Un partito che, negli ultimi anni, ha costruito solidissime relazioni con la società civile organizzata, tanto è vero che i due principali sindacati spagnoli hanno appoggiato dall’inizio l’idea del governo di coalizione. Tuttavia questa presenza nella società non basta. Podemos non può essere percepito come “la protesta” o solo come uno strumento di mobilitazione collettiva. Ha bisogno di mostrarsi come forza di governo affidabile ed efficace sul piano nazionale.
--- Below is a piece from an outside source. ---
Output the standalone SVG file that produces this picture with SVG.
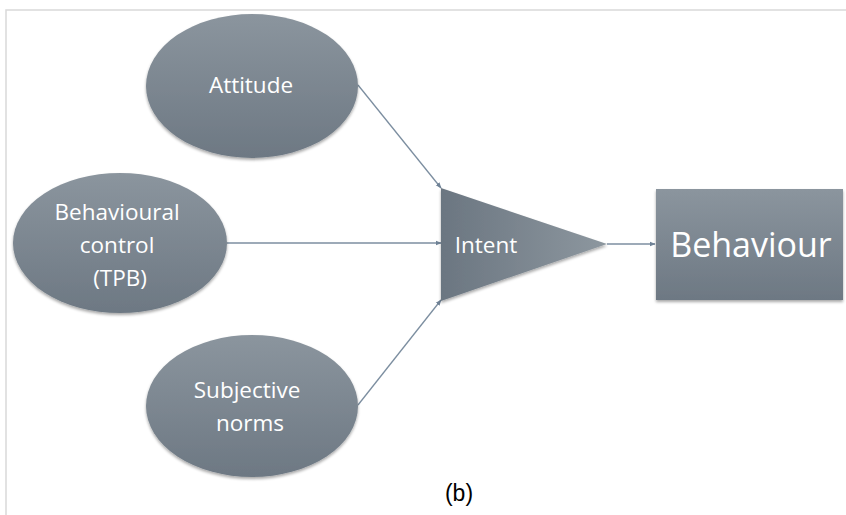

Tutta la strategia di Iglesias degli ultimi due anni è stata costruita attorno a questo. La mancata investitura di Sanchez è quindi una sconfitta seria. In caso di elezioni, Podemos dovrà affrontare non solo la campagna avversa dei media vicini al Psoe (come El Pais e il potente gruppo Prisa), ma anche, probabilmente, un doppio rischio: una rottura con Izquierda Unida (ora favorevole all’appoggio esterno a Sanchez), e l’irruzione elettorale del partito del suo ex numero due, Inigo Errejon. L’irruzione di Errejon corrisponde ai sogni del Psoe, che lo ritengono un fattore decisivo per sconfiggere definitivamente Podemos e avere di fronte una sinistra più moderata e flessibile.
Le responsabilità del fallimento di Sanchez, quindi, non vanno ripartite equamente. Solo una delle due parti voleva il governo. La destra gongola. I socialisti europei, una volta di più, non imparano dai propri errori, salvo poi chiamarci alla mobilitazione «contro i fascisti».